Goal:
Here are some records; quote them exactly, leaving out the pictures.

Dataset records:

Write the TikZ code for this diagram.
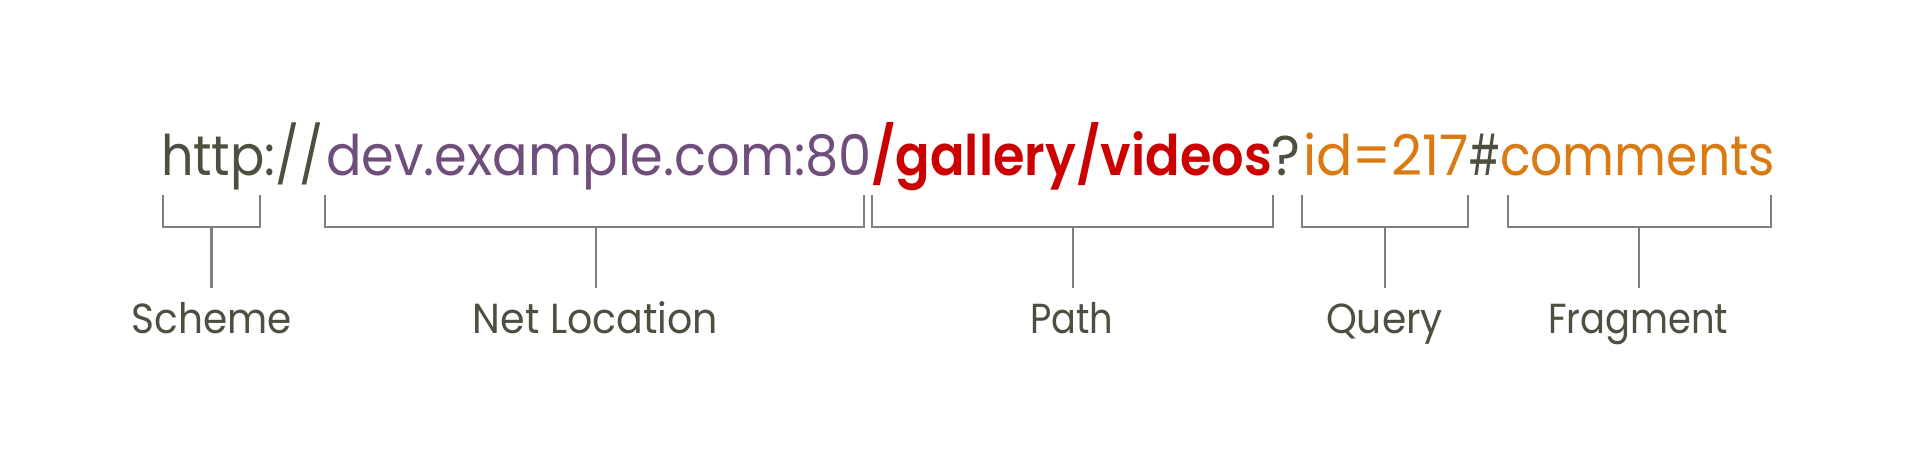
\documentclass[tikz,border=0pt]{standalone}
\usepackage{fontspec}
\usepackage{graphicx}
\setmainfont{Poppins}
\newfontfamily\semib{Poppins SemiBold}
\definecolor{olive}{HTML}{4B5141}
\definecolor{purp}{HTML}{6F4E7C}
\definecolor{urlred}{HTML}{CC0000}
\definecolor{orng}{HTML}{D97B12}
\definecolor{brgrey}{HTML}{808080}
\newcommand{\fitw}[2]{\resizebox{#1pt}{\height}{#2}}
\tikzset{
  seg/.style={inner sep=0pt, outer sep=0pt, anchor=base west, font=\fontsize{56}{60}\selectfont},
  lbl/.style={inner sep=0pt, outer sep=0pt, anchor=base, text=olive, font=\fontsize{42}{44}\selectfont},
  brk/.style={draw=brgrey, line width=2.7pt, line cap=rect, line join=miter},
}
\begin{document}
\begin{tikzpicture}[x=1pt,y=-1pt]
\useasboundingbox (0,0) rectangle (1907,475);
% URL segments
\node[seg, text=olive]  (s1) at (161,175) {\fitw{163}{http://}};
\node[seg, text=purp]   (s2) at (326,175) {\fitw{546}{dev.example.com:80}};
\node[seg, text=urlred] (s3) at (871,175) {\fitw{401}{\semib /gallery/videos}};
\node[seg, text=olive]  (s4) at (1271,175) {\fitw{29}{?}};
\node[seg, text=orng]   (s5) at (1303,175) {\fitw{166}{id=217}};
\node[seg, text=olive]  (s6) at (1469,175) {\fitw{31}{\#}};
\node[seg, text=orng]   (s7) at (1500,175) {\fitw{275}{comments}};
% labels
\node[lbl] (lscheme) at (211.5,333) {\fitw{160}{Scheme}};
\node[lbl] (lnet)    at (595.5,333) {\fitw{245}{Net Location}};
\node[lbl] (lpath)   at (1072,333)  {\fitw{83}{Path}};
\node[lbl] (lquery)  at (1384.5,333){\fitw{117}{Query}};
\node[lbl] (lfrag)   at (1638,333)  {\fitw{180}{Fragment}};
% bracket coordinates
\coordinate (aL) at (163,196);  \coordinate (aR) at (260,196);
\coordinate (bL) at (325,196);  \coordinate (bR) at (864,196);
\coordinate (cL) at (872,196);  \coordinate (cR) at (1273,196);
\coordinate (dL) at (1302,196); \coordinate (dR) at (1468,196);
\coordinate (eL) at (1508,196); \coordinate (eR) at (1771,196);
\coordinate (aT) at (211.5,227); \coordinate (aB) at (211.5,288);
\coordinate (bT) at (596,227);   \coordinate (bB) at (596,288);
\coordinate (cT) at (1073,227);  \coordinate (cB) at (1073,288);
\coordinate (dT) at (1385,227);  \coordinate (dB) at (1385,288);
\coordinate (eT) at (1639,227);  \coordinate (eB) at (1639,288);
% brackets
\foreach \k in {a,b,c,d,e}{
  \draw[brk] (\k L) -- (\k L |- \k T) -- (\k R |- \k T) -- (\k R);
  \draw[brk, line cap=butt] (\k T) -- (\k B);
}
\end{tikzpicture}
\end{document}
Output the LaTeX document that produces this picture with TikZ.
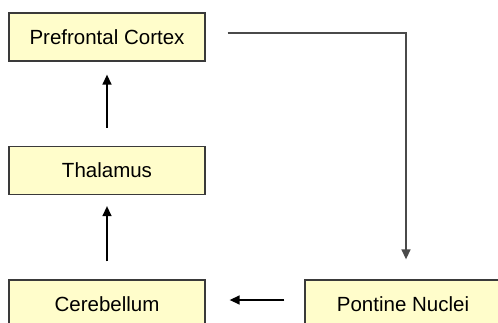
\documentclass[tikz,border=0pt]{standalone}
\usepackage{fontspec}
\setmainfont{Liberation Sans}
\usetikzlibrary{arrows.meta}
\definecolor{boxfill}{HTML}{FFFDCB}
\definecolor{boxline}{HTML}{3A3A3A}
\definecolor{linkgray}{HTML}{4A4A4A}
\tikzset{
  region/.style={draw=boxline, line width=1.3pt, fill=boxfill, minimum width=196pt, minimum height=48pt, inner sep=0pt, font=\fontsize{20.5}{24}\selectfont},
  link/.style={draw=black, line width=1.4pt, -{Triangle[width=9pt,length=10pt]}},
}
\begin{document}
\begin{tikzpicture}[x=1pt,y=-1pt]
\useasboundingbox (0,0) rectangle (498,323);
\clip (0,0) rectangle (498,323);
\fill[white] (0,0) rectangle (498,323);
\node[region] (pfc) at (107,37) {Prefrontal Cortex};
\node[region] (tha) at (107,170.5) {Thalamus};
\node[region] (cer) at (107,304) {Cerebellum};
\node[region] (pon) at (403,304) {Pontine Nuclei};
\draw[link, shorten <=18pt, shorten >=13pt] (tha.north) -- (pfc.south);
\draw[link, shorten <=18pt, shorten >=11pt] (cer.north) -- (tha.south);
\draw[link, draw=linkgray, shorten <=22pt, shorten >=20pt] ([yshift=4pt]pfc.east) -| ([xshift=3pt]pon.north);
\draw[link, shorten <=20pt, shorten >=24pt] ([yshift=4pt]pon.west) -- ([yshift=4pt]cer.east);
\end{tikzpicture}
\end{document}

The completed task:
Write the TikZ code for this diagram.
\documentclass[tikz,border=0pt]{standalone}
\usepackage{fontspec}
\usepackage{graphicx}
\setmainfont{Poppins}
\newfontfamily\semib{Poppins SemiBold}
\definecolor{olive}{HTML}{4B5141}
\definecolor{purp}{HTML}{6F4E7C}
\definecolor{urlred}{HTML}{CC0000}
\definecolor{orng}{HTML}{D97B12}
\definecolor{brgrey}{HTML}{808080}
\newcommand{\fitw}[2]{\resizebox{#1pt}{\height}{#2}}
\tikzset{
  seg/.style={inner sep=0pt, outer sep=0pt, anchor=base west, font=\fontsize{56}{60}\selectfont},
  lbl/.style={inner sep=0pt, outer sep=0pt, anchor=base, text=olive, font=\fontsize{42}{44}\selectfont},
  brk/.style={draw=brgrey, line width=2.7pt, line cap=rect, line join=miter},
}
\begin{document}
\begin{tikzpicture}[x=1pt,y=-1pt]
\useasboundingbox (0,0) rectangle (1907,475);
% URL segments
\node[seg, text=olive]  (s1) at (161,175) {\fitw{163}{http://}};
\node[seg, text=purp]   (s2) at (326,175) {\fitw{546}{dev.example.com:80}};
\node[seg, text=urlred] (s3) at (871,175) {\fitw{401}{\semib /gallery/videos}};
\node[seg, text=olive]  (s4) at (1271,175) {\fitw{29}{?}};
\node[seg, text=orng]   (s5) at (1303,175) {\fitw{166}{id=217}};
\node[seg, text=olive]  (s6) at (1469,175) {\fitw{31}{\#}};
\node[seg, text=orng]   (s7) at (1500,175) {\fitw{275}{comments}};
% labels
\node[lbl] (lscheme) at (211.5,333) {\fitw{160}{Scheme}};
\node[lbl] (lnet)    at (595.5,333) {\fitw{245}{Net Location}};
\node[lbl] (lpath)   at (1072,333)  {\fitw{83}{Path}};
\node[lbl] (lquery)  at (1384.5,333){\fitw{117}{Query}};
\node[lbl] (lfrag)   at (1638,333)  {\fitw{180}{Fragment}};
% bracket coordinates
\coordinate (aL) at (163,196);  \coordinate (aR) at (260,196);
\coordinate (bL) at (325,196);  \coordinate (bR) at (864,196);
\coordinate (cL) at (872,196);  \coordinate (cR) at (1273,196);
\coordinate (dL) at (1302,196); \coordinate (dR) at (1468,196);
\coordinate (eL) at (1508,196); \coordinate (eR) at (1771,196);
\coordinate (aT) at (211.5,227); \coordinate (aB) at (211.5,288);
\coordinate (bT) at (596,227);   \coordinate (bB) at (596,288);
\coordinate (cT) at (1073,227);  \coordinate (cB) at (1073,288);
\coordinate (dT) at (1385,227);  \coordinate (dB) at (1385,288);
\coordinate (eT) at (1639,227);  \coordinate (eB) at (1639,288);
% brackets
\foreach \k in {a,b,c,d,e}{
  \draw[brk] (\k L) -- (\k L |- \k T) -- (\k R |- \k T) -- (\k R);
  \draw[brk, line cap=butt] (\k T) -- (\k B);
}
\end{tikzpicture}
\end{document}
Output the LaTeX document that produces this picture with TikZ.
\documentclass[tikz,border=0pt]{standalone}
\usepackage{fontspec}
\setmainfont{Liberation Sans}
\usetikzlibrary{arrows.meta}
\definecolor{boxfill}{HTML}{FFFDCB}
\definecolor{boxline}{HTML}{3A3A3A}
\definecolor{linkgray}{HTML}{4A4A4A}
\tikzset{
  region/.style={draw=boxline, line width=1.3pt, fill=boxfill, minimum width=196pt, minimum height=48pt, inner sep=0pt, font=\fontsize{20.5}{24}\selectfont},
  link/.style={draw=black, line width=1.4pt, -{Triangle[width=9pt,length=10pt]}},
}
\begin{document}
\begin{tikzpicture}[x=1pt,y=-1pt]
\useasboundingbox (0,0) rectangle (498,323);
\clip (0,0) rectangle (498,323);
\fill[white] (0,0) rectangle (498,323);
\node[region] (pfc) at (107,37) {Prefrontal Cortex};
\node[region] (tha) at (107,170.5) {Thalamus};
\node[region] (cer) at (107,304) {Cerebellum};
\node[region] (pon) at (403,304) {Pontine Nuclei};
\draw[link, shorten <=18pt, shorten >=13pt] (tha.north) -- (pfc.south);
\draw[link, shorten <=18pt, shorten >=11pt] (cer.north) -- (tha.south);
\draw[link, draw=linkgray, shorten <=22pt, shorten >=20pt] ([yshift=4pt]pfc.east) -| ([xshift=3pt]pon.north);
\draw[link, shorten <=20pt, shorten >=24pt] ([yshift=4pt]pon.west) -- ([yshift=4pt]cer.east);
\end{tikzpicture}
\end{document}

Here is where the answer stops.